Wednesday, July 11, 2007

Extreme and special cases and causes

Static vs. dynamic causes of phenomenons
Latent possible effects may always be there
Inference form extreme/artificial cases is problematic

Looking for relationships between a resulting phenomenon and various causes is very common nowadays. Part of the following is very confusing. So, turn off your logical powers, you will need them here.

Static = the "default" case. What causes things in the "usual" case: No special treatment was applied AND not for a very special group/case you have selected.

Dynamic = special cases. Extreme behaviors of one of the parameters. duefully applied intervention. Some effect was introduced that is never there in the "normal" case.

Potential = a latent effect that can be used to cause a huge (or small) effect. But when not applied it has zero effect.

An example for a latent "potential": Heart disease has various causes and surgeon knife is not one of them. But miracousely, a bypass operation can have near 100% effect on the heart state once applied. Hence, bypass surgery is a "potential" cause, that is totally absent from the causes of the static case, and strictly there in the dynamic/interevention case.

A big difference exists between what causes things in the static case, and the dynamic case.things that have zero or negligible effect in the static case may have a main effect when done on purpose to have an effect. This (1) gives hope to find - for example - effective intervention to improve happiness, but it also implies that (2) the inference form extreme cases to the average is limited. I will start with (2)

(2) The inference problem.
You cannot always infer from extreme cases to the normal case. Extreme cases may practically be different things.

Example 1. Are reshus monkeys violent (relatively) because of their genes, or because of culture? Frans de Waals has two pieces of evidence that culture plays a role. young reshus monkeys that grow up for six months mixed up with other non-violent monkeys, got used to live much less violent. Similarly, a group whose big aggresive males died, started to live peacefully for a decade, even after all males in the group were totally new (males change troops as adolescenes). This can be explained in two ways. The favorite way is that culture palys a big role in the violent behavior. I feel the more correct definition is that extreme cultural effects may change the behjavior, but I would guess that it is mainly genetic. It is only in very special cases

Example 2. The great psychologist Roy Baumeister in his book "meanings of life", says that people need their life to have value. One of the evidence is mothers that killed their babies.
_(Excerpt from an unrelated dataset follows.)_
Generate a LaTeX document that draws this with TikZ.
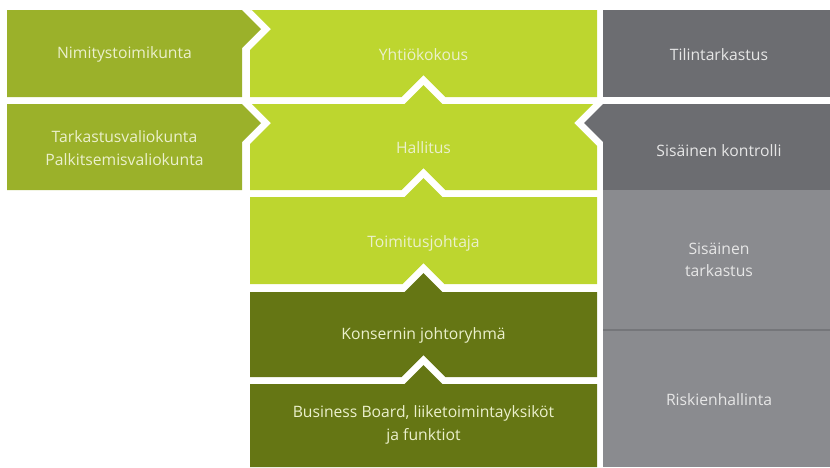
\documentclass[tikz,border=0pt]{standalone}
\usepackage{fontspec}
\setmainfont{Open Sans}
\definecolor{oliva}{HTML}{9BB12A}
\definecolor{lime}{HTML}{BDD62F}
\definecolor{scuro}{HTML}{657614}
\definecolor{grigioS}{HTML}{6C6D71}
\definecolor{grigioC}{HTML}{8A8B8F}
\definecolor{linea}{HTML}{75767A}
\definecolor{testoV}{HTML}{EBF0CC}
\definecolor{testoG}{HTML}{E6E6E6}
\begin{document}
\begin{tikzpicture}[x=1pt, y=-1pt,
    lbl/.style={text=testoV, align=center, font=\fontsize{15.7}{22.5}\selectfont},
    lblg/.style={lbl, text=testoG}]
        % Area della figura (830 x 467)
        \useasboundingbox (0,0) rectangle (830,467);

        % Colonna centrale, righe verdi chiare (con frecce e incavi)
        \fill[lime] (250,10) -- (597,10) -- (597,97) -- (445.5,97) -- (423.5,75) -- (401.5,97)
            -- (250,97) -- (250,50) -- (271,29) -- (252,10) -- cycle;
        \fill[lime] (252,104) -- (404.5,104) -- (423.5,85) -- (442.5,104) -- (593,104) -- (574,123)
            -- (597,146) -- (597,190) -- (445.5,190) -- (423.5,168) -- (401.5,190) -- (250,190)
            -- (250,144) -- (271,123) -- cycle;
        \fill[lime] (250,197) -- (404.5,197) -- (423.5,178) -- (442.5,197) -- (597,197) -- (597,284)
            -- (444.5,284) -- (423.5,263) -- (402.5,284) -- (250,284) -- cycle;

        % Colonna centrale, righe verde scuro
        \fill[scuro] (250,292) -- (404.5,292) -- (423.5,273) -- (442.5,292) -- (597,292) -- (597,377)
            -- (445.5,377) -- (423.5,355) -- (401.5,377) -- (250,377) -- cycle;
        \fill[scuro] (250,384) -- (404.5,384) -- (423.5,365) -- (442.5,384) -- (597,384) -- (597,467)
            -- (250,467) -- cycle;

        % Colonna sinistra, frecce verso destra
        \fill[oliva] (7,10) -- (242,10) -- (261,29) -- (242,48) -- (242,97) -- (7,97) -- cycle;
        \fill[oliva] (7,104) -- (242,104) -- (261,123) -- (242,142) -- (242,190) -- (7,190) -- cycle;

        % Colonna destra, grigi
        \fill[grigioS] (603,10) rectangle (830,97);
        \fill[grigioS] (603,104) -- (830,104) -- (830,190) -- (603,190) -- (603,142) -- (584,123) -- cycle;
        \fill[grigioC] (603,190) rectangle (830,467);
        \draw[linea, line width=1.2pt] (603,330) -- (830,330);

        % Etichette
        \node[lbl] (nimi) at (124.5,54.5) {Nimitystoimikunta};
        \node[lbl] (valio) at (124.5,148) {Tarkastusvaliokunta\\Palkitsemisvaliokunta};
        \node[lbl] (yhtio) at (423.5,54.5) {Yhtiökokous};
        \node[lbl] (hall) at (423.5,148) {Hallitus};
        \node[lbl] (toim) at (423.5,243) {Toimitusjohtaja};
        \node[lbl] (kons) at (423.5,335.5) {Konsernin johtoryhmä};
        \node[lbl] (bb) at (423.5,425) {Business Board, liiketoimintayksiköt\\ja funktiot};
        \node[lblg] (tilin) at (719,54.5) {Tilintarkastus};
        \node[lblg] (kontr) at (719,151) {Sisäinen kontrolli};
        \node[lblg] (tark) at (719,260) {Sisäinen\\tarkastus};
        \node[lblg] (riski) at (719,400) {Riskienhallinta};
\end{tikzpicture}
\end{document}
They show strong signs of distress for the anti-value acts they did etc.
Does it show that peolle need value in life? not at all. It only shows that extremely unjustified action carry a strong negative feeling. But it is quite possible that in the average case value does have to be there.
("need for value" may have other evidence. It is hardly the point here)

This problem is rampant with experimental and other kinds of scientific inquiry. Elegant and logicaly strong conclusions are many times exactly the kind I am condemning here. An extreme case can show minute details on how things actually work. You can iron out alternative hypotheses, and be clear of various biases and protocol problems etc.

That we have reason to choose a line of inquiry, does not eliminate its build-in problems. Truth does not work in our service. Reality never apologizes for being sonfusing and hard to decipher. Saying "that is the way to know" when you do not really know is stupid and pathetic.

(1) There may always be strong unknown potential cause.

The analisys of the static/default case does not tell us what potential causes are not being applied.

Example: Happiness research may give a gloomy feeling that we cannot improve happiness much, as half is genetic, 40% unknows, and the rest 10% are correlates we have little control of.
This is the static picture. Are there effective interventions? maybe. these shold be things not seen in the static case, but very powerful once discovered and applied in practice.

To sum up:
Static vs. dynamic causes. in default cases have one set of causes, while intervention may actually change part of the very structure of waht causes things.
Inference form extreme cases is problematic, as extreme/artificial cases may be very different in waht causes what.
Looking at static causes alone, one cannot conclude that there are no potential other causes.